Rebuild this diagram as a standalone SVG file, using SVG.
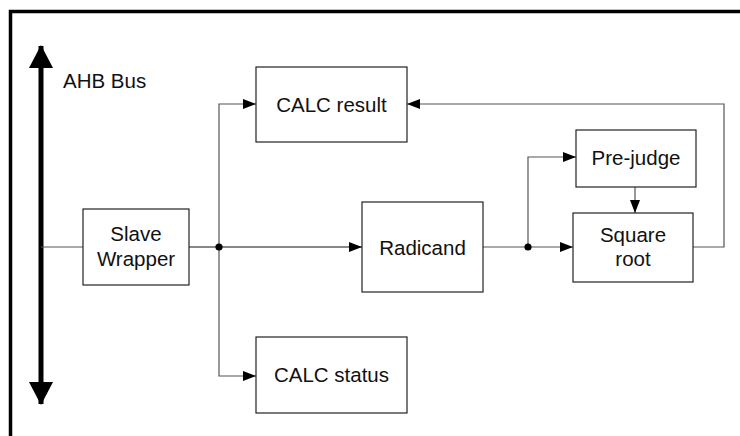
<svg xmlns="http://www.w3.org/2000/svg" width="740" height="436" viewBox="0 0 740 436">
<style>
.box{fill:#fff;stroke:#222;stroke-width:1.2}
.t{font-family:"Liberation Sans",Arial,sans-serif;font-size:20.5px;fill:#111;text-anchor:middle}
.c{fill:none;stroke:#555;stroke-width:1.2}
.k{fill:none;stroke:#111;stroke-width:1.2}
</style>
<defs>
<marker id="ah" markerWidth="13" markerHeight="10" refX="13" refY="5" orient="auto" markerUnits="userSpaceOnUse">
<path d="M0,0 L13,5 L0,10 Z" fill="#000"/>
</marker>
<marker id="bh" markerWidth="24" markerHeight="24" refX="22" refY="12" orient="auto" markerUnits="userSpaceOnUse">
<path d="M0,0 L23,12 L0,24 Z" fill="#000"/>
</marker>
</defs>
<rect x="10.5" y="11.5" width="760" height="460" fill="#fff" stroke="#000" stroke-width="3.5"/>
<g id="connectors">
<line x1="41" y1="224" x2="41" y2="46" stroke="#000" stroke-width="5" marker-end="url(#bh)"/>
<line x1="41" y1="224" x2="41" y2="404" stroke="#000" stroke-width="5" marker-end="url(#bh)"/>
<path class="c" d="M41,247 H83"/>
<path class="k" d="M189,247 H362" marker-end="url(#ah)"/>
<path class="c" d="M219,247 V104 H256" marker-end="url(#ah)"/>
<path class="c" d="M219,247 V376 H256" marker-end="url(#ah)"/>
<circle cx="219" cy="247" r="3.6" fill="#000"/>
<path class="c" d="M483,247 H573" marker-end="url(#ah)"/>
<path class="c" d="M528,247 V157 H576" marker-end="url(#ah)"/>
<circle cx="528" cy="247" r="3.6" fill="#000"/>
<path class="c" d="M635,187 V213" marker-end="url(#ah)"/>
<path class="c" d="M693,247 H724 V104 H407" marker-end="url(#ah)"/>
</g>
<g id="label-ahb"><text class="t" x="63" y="88" style="text-anchor:start">AHB Bus</text></g>
<g id="slave-wrapper">
<rect class="box" x="83" y="209" width="106" height="76"/>
<text class="t" x="136" y="241">Slave</text>
<text class="t" x="136" y="266">Wrapper</text>
</g>
<g id="calc-result">
<rect class="box" x="256" y="67" width="151" height="75"/>
<text class="t" x="331.5" y="112">CALC result</text>
</g>
<g id="calc-status">
<rect class="box" x="256" y="337" width="151" height="76"/>
<text class="t" x="331.5" y="382">CALC status</text>
</g>
<g id="radicand">
<rect class="box" x="362" y="202" width="121" height="90"/>
<text class="t" x="422.5" y="254.5">Radicand</text>
</g>
<g id="pre-judge">
<rect class="box" x="576" y="130" width="120" height="57"/>
<text class="t" x="636" y="165">Pre-judge</text>
</g>
<g id="square-root">
<rect class="box" x="573" y="213" width="120" height="69"/>
<text class="t" x="633" y="242">Square</text>
<text class="t" x="633" y="266">root</text>
</g>
</svg>
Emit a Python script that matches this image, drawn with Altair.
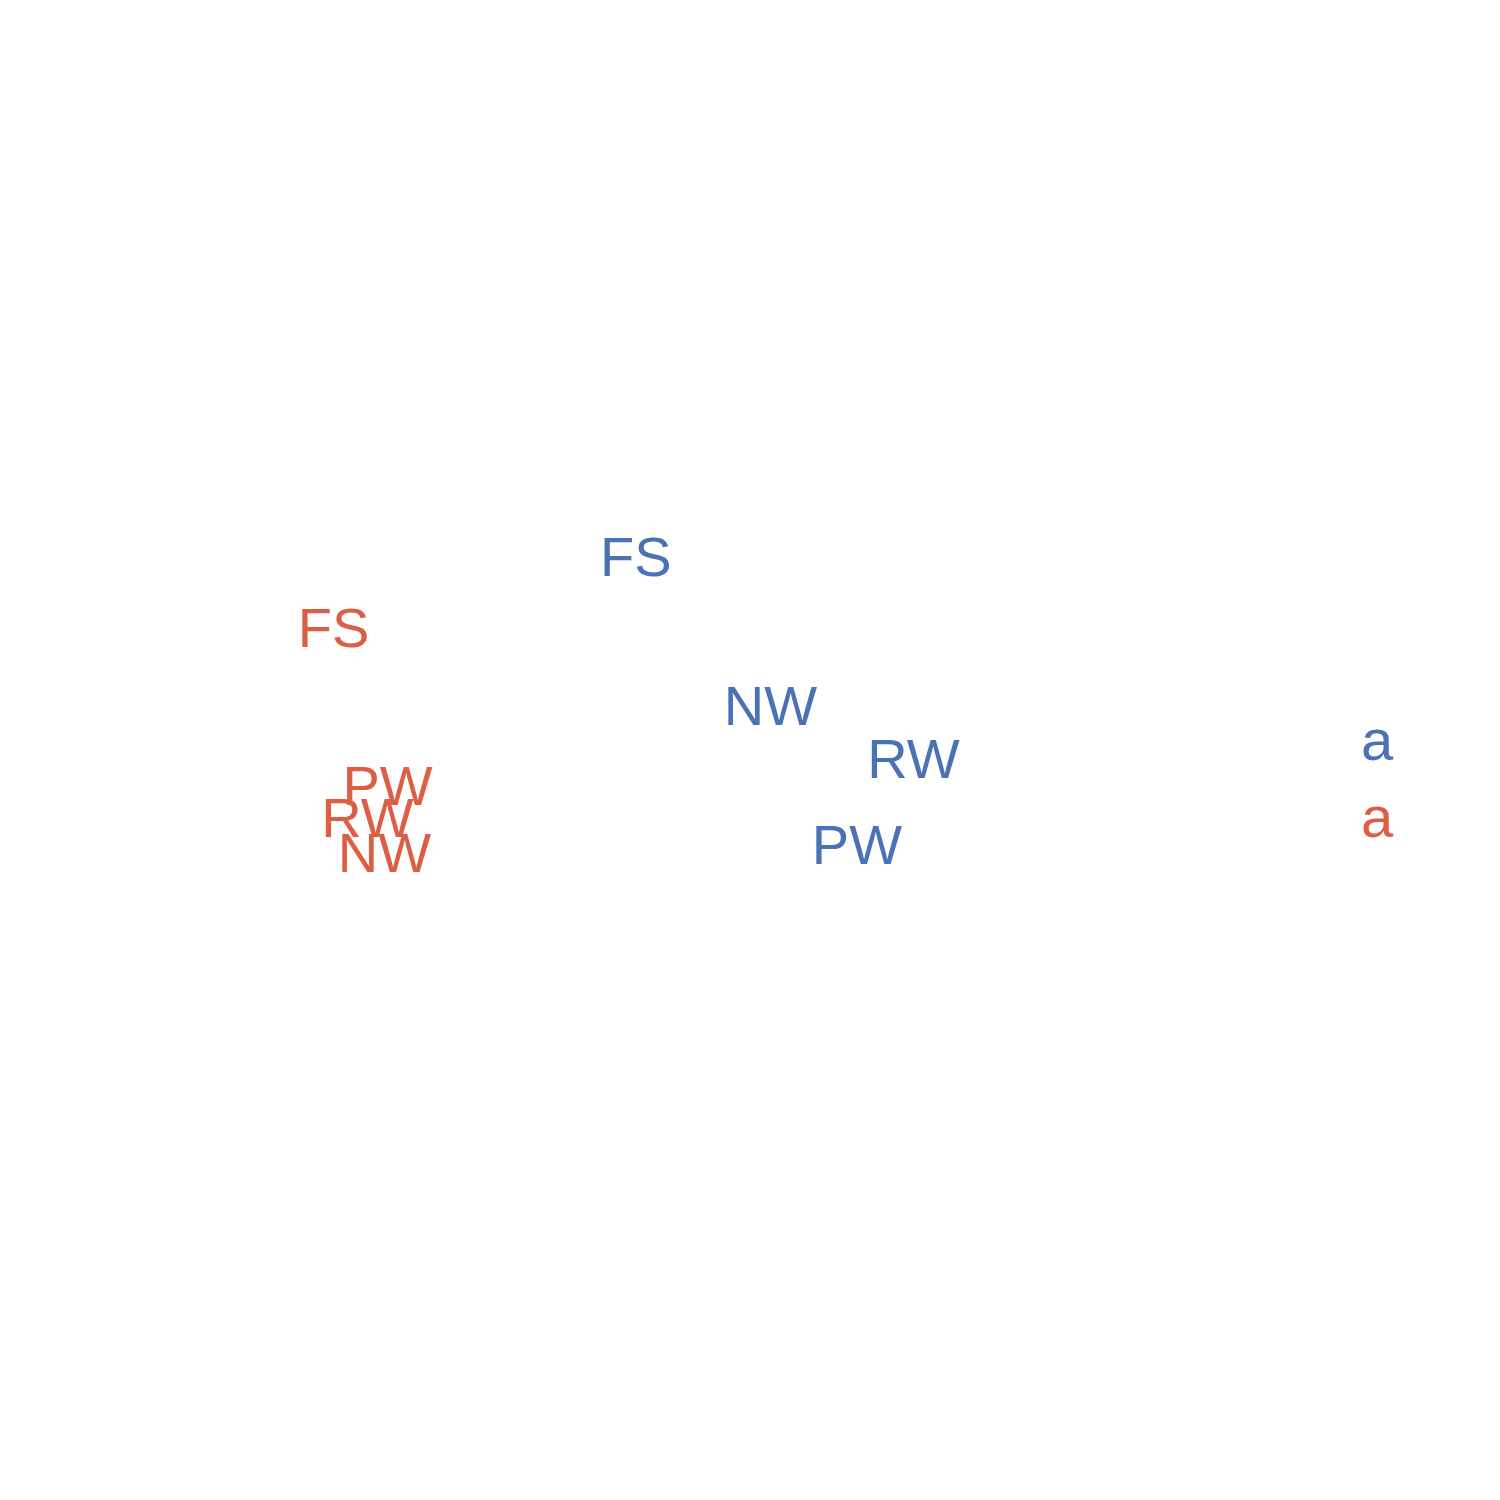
import altair as alt
import pandas as pd

# ordination-style scores
labels = ["FS", "NW", "RW", "PW", "FS", "PW", "RW", "NW"]
group = ["b", "b", "b", "b", "r", "r", "r", "r"]
xs = [-0.034, 0.173, 0.393, 0.306, -0.499, -0.416, -0.447, -0.421]
ys = [0.257, 0.056, -0.015, -0.131, 0.162, -0.051, -0.094, -0.142]

groups = ["b", "r"]
colors = ["#4A72B5", "#DB5E45"]
legend_glyph = ["a", "a"]

df = pd.DataFrame({"label": labels, "group": group, "x": xs, "y": ys})
leg = pd.DataFrame({"group": groups, "glyph": legend_glyph})

color = alt.Color("group:N", scale=alt.Scale(domain=groups, range=colors), legend=None)

main = alt.Chart(df).mark_text(
    font="Liberation Sans", fontSize=56, align="center", baseline="middle"
).encode(
    x=alt.X("x:Q", scale=alt.Scale(domain=[-1, 1], nice=False, zero=False), axis=None),
    y=alt.Y("y:Q", scale=alt.Scale(domain=[-1, 1], nice=False, zero=False), axis=None),
    text="label:N",
    color=color,
).properties(width=1300, height=1484)

legend = alt.Chart(leg).mark_text(
    font="Liberation Sans", fontSize=58, align="center", baseline="middle", dy=53
).encode(
    y=alt.Y("group:N", sort=groups, scale=alt.Scale(type="point", padding=0.5), axis=None),
    text="glyph:N",
    color=color,
).properties(width=100, height=154)

chart = alt.hconcat(main, legend, spacing=19, center=True).properties(
    padding=0, background="white"
).configure_view(strokeWidth=0, stroke="transparent")

chart.save("out.html", embed_options={"renderer": "svg", "actions": False})
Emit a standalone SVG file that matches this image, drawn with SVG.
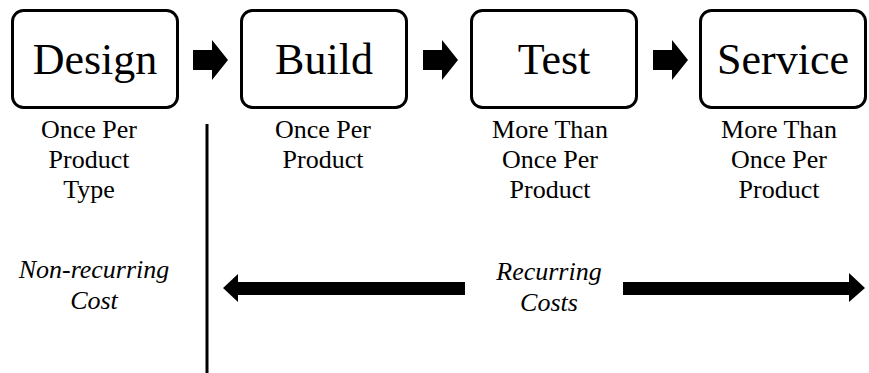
<svg xmlns="http://www.w3.org/2000/svg" width="869" height="373" viewBox="0 0 869 373">
  <style>
    .box { fill: #ffffff; stroke: #000000; stroke-width: 3; }
    .solid { fill: #000000; stroke: none; }
    text { font-family: "Liberation Serif", "Times New Roman", serif; fill: #000000; text-anchor: middle; }
    .title { font-size: 44px; }
    .sub { font-size: 26px; }
    .cost { font-size: 26px; font-style: italic; }
  </style>
  <rect width="869" height="373" fill="#ffffff"/>

  <!-- process stages: rounded boxes with a large title and a note below -->
  <g id="design">
    <rect class="box" x="12.5" y="10.5" width="165" height="97" rx="11"/>
    <text class="title" x="95" y="74">Design</text>
    <text class="sub" x="89" y="138">Once Per</text>
    <text class="sub" x="89" y="168">Product</text>
    <text class="sub" x="89" y="198">Type</text>
  </g>
  <g id="build">
    <rect class="box" x="241.5" y="10.5" width="165" height="97" rx="11"/>
    <text class="title" x="324" y="74">Build</text>
    <text class="sub" x="323" y="138">Once Per</text>
    <text class="sub" x="323" y="168">Product</text>
  </g>
  <g id="test">
    <rect class="box" x="471.5" y="10.5" width="165" height="97" rx="11"/>
    <text class="title" x="554" y="74">Test</text>
    <text class="sub" x="550" y="138">More Than</text>
    <text class="sub" x="550" y="168">Once Per</text>
    <text class="sub" x="550" y="198">Product</text>
  </g>
  <g id="service">
    <rect class="box" x="700.5" y="10.5" width="165" height="97" rx="11"/>
    <text class="title" x="783" y="74">Service</text>
    <text class="sub" x="779" y="138">More Than</text>
    <text class="sub" x="779" y="168">Once Per</text>
    <text class="sub" x="779" y="198">Product</text>
  </g>

  <!-- cost labels -->
  <g id="nonrecurring">
    <text class="cost" x="94" y="278">Non-recurring</text>
    <text class="cost" x="94" y="309">Cost</text>
  </g>
  <g id="recurring">
    <text class="cost" x="549" y="280">Recurring</text>
    <text class="cost" x="549" y="311">Costs</text>
  </g>

  <!-- connectors -->
  <g id="connectors">
    <polygon class="solid" points="193,50 212,50 212,40 228,60 212,80 212,70 193,70"/>
    <polygon class="solid" points="423,50 442,50 442,40 458,60 442,80 442,70 423,70"/>
    <polygon class="solid" points="653,50 672,50 672,40 688,60 672,80 672,70 653,70"/>
    <line x1="207" y1="124" x2="207" y2="373" stroke="#000000" stroke-width="3"/>
    <polygon class="solid" points="465,282 238,282 238,274 223,288 238,302 238,295 465,295"/>
    <polygon class="solid" points="623,282 849,282 849,273 865,288 849,302 849,295 623,295"/>
  </g>
</svg>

========

Direction: Pictures stay out; reproduce every line of the records exactly.

Answer below:
Rebuild this diagram as a standalone SVG file, using SVG.
<svg xmlns="http://www.w3.org/2000/svg" width="740" height="436" viewBox="0 0 740 436">
<style>
.box{fill:#fff;stroke:#222;stroke-width:1.2}
.t{font-family:"Liberation Sans",Arial,sans-serif;font-size:20.5px;fill:#111;text-anchor:middle}
.c{fill:none;stroke:#555;stroke-width:1.2}
.k{fill:none;stroke:#111;stroke-width:1.2}
</style>
<defs>
<marker id="ah" markerWidth="13" markerHeight="10" refX="13" refY="5" orient="auto" markerUnits="userSpaceOnUse">
<path d="M0,0 L13,5 L0,10 Z" fill="#000"/>
</marker>
<marker id="bh" markerWidth="24" markerHeight="24" refX="22" refY="12" orient="auto" markerUnits="userSpaceOnUse">
<path d="M0,0 L23,12 L0,24 Z" fill="#000"/>
</marker>
</defs>
<rect x="10.5" y="11.5" width="760" height="460" fill="#fff" stroke="#000" stroke-width="3.5"/>
<g id="connectors">
<line x1="41" y1="224" x2="41" y2="46" stroke="#000" stroke-width="5" marker-end="url(#bh)"/>
<line x1="41" y1="224" x2="41" y2="404" stroke="#000" stroke-width="5" marker-end="url(#bh)"/>
<path class="c" d="M41,247 H83"/>
<path class="k" d="M189,247 H362" marker-end="url(#ah)"/>
<path class="c" d="M219,247 V104 H256" marker-end="url(#ah)"/>
<path class="c" d="M219,247 V376 H256" marker-end="url(#ah)"/>
<circle cx="219" cy="247" r="3.6" fill="#000"/>
<path class="c" d="M483,247 H573" marker-end="url(#ah)"/>
<path class="c" d="M528,247 V157 H576" marker-end="url(#ah)"/>
<circle cx="528" cy="247" r="3.6" fill="#000"/>
<path class="c" d="M635,187 V213" marker-end="url(#ah)"/>
<path class="c" d="M693,247 H724 V104 H407" marker-end="url(#ah)"/>
</g>
<g id="label-ahb"><text class="t" x="63" y="88" style="text-anchor:start">AHB Bus</text></g>
<g id="slave-wrapper">
<rect class="box" x="83" y="209" width="106" height="76"/>
<text class="t" x="136" y="241">Slave</text>
<text class="t" x="136" y="266">Wrapper</text>
</g>
<g id="calc-result">
<rect class="box" x="256" y="67" width="151" height="75"/>
<text class="t" x="331.5" y="112">CALC result</text>
</g>
<g id="calc-status">
<rect class="box" x="256" y="337" width="151" height="76"/>
<text class="t" x="331.5" y="382">CALC status</text>
</g>
<g id="radicand">
<rect class="box" x="362" y="202" width="121" height="90"/>
<text class="t" x="422.5" y="254.5">Radicand</text>
</g>
<g id="pre-judge">
<rect class="box" x="576" y="130" width="120" height="57"/>
<text class="t" x="636" y="165">Pre-judge</text>
</g>
<g id="square-root">
<rect class="box" x="573" y="213" width="120" height="69"/>
<text class="t" x="633" y="242">Square</text>
<text class="t" x="633" y="266">root</text>
</g>
</svg>
Emit a Python script that matches this image, drawn with Altair.
import altair as alt
import pandas as pd

# ordination-style scores
labels = ["FS", "NW", "RW", "PW", "FS", "PW", "RW", "NW"]
group = ["b", "b", "b", "b", "r", "r", "r", "r"]
xs = [-0.034, 0.173, 0.393, 0.306, -0.499, -0.416, -0.447, -0.421]
ys = [0.257, 0.056, -0.015, -0.131, 0.162, -0.051, -0.094, -0.142]

groups = ["b", "r"]
colors = ["#4A72B5", "#DB5E45"]
legend_glyph = ["a", "a"]

df = pd.DataFrame({"label": labels, "group": group, "x": xs, "y": ys})
leg = pd.DataFrame({"group": groups, "glyph": legend_glyph})

color = alt.Color("group:N", scale=alt.Scale(domain=groups, range=colors), legend=None)

main = alt.Chart(df).mark_text(
    font="Liberation Sans", fontSize=56, align="center", baseline="middle"
).encode(
    x=alt.X("x:Q", scale=alt.Scale(domain=[-1, 1], nice=False, zero=False), axis=None),
    y=alt.Y("y:Q", scale=alt.Scale(domain=[-1, 1], nice=False, zero=False), axis=None),
    text="label:N",
    color=color,
).properties(width=1300, height=1484)

legend = alt.Chart(leg).mark_text(
    font="Liberation Sans", fontSize=58, align="center", baseline="middle", dy=53
).encode(
    y=alt.Y("group:N", sort=groups, scale=alt.Scale(type="point", padding=0.5), axis=None),
    text="glyph:N",
    color=color,
).properties(width=100, height=154)

chart = alt.hconcat(main, legend, spacing=19, center=True).properties(
    padding=0, background="white"
).configure_view(strokeWidth=0, stroke="transparent")

chart.save("out.html", embed_options={"renderer": "svg", "actions": False})
Emit a standalone SVG file that matches this image, drawn with SVG.
<svg xmlns="http://www.w3.org/2000/svg" width="869" height="373" viewBox="0 0 869 373">
  <style>
    .box { fill: #ffffff; stroke: #000000; stroke-width: 3; }
    .solid { fill: #000000; stroke: none; }
    text { font-family: "Liberation Serif", "Times New Roman", serif; fill: #000000; text-anchor: middle; }
    .title { font-size: 44px; }
    .sub { font-size: 26px; }
    .cost { font-size: 26px; font-style: italic; }
  </style>
  <rect width="869" height="373" fill="#ffffff"/>

  <!-- process stages: rounded boxes with a large title and a note below -->
  <g id="design">
    <rect class="box" x="12.5" y="10.5" width="165" height="97" rx="11"/>
    <text class="title" x="95" y="74">Design</text>
    <text class="sub" x="89" y="138">Once Per</text>
    <text class="sub" x="89" y="168">Product</text>
    <text class="sub" x="89" y="198">Type</text>
  </g>
  <g id="build">
    <rect class="box" x="241.5" y="10.5" width="165" height="97" rx="11"/>
    <text class="title" x="324" y="74">Build</text>
    <text class="sub" x="323" y="138">Once Per</text>
    <text class="sub" x="323" y="168">Product</text>
  </g>
  <g id="test">
    <rect class="box" x="471.5" y="10.5" width="165" height="97" rx="11"/>
    <text class="title" x="554" y="74">Test</text>
    <text class="sub" x="550" y="138">More Than</text>
    <text class="sub" x="550" y="168">Once Per</text>
    <text class="sub" x="550" y="198">Product</text>
  </g>
  <g id="service">
    <rect class="box" x="700.5" y="10.5" width="165" height="97" rx="11"/>
    <text class="title" x="783" y="74">Service</text>
    <text class="sub" x="779" y="138">More Than</text>
    <text class="sub" x="779" y="168">Once Per</text>
    <text class="sub" x="779" y="198">Product</text>
  </g>

  <!-- cost labels -->
  <g id="nonrecurring">
    <text class="cost" x="94" y="278">Non-recurring</text>
    <text class="cost" x="94" y="309">Cost</text>
  </g>
  <g id="recurring">
    <text class="cost" x="549" y="280">Recurring</text>
    <text class="cost" x="549" y="311">Costs</text>
  </g>

  <!-- connectors -->
  <g id="connectors">
    <polygon class="solid" points="193,50 212,50 212,40 228,60 212,80 212,70 193,70"/>
    <polygon class="solid" points="423,50 442,50 442,40 458,60 442,80 442,70 423,70"/>
    <polygon class="solid" points="653,50 672,50 672,40 688,60 672,80 672,70 653,70"/>
    <line x1="207" y1="124" x2="207" y2="373" stroke="#000000" stroke-width="3"/>
    <polygon class="solid" points="465,282 238,282 238,274 223,288 238,302 238,295 465,295"/>
    <polygon class="solid" points="623,282 849,282 849,273 865,288 849,302 849,295 623,295"/>
  </g>
</svg>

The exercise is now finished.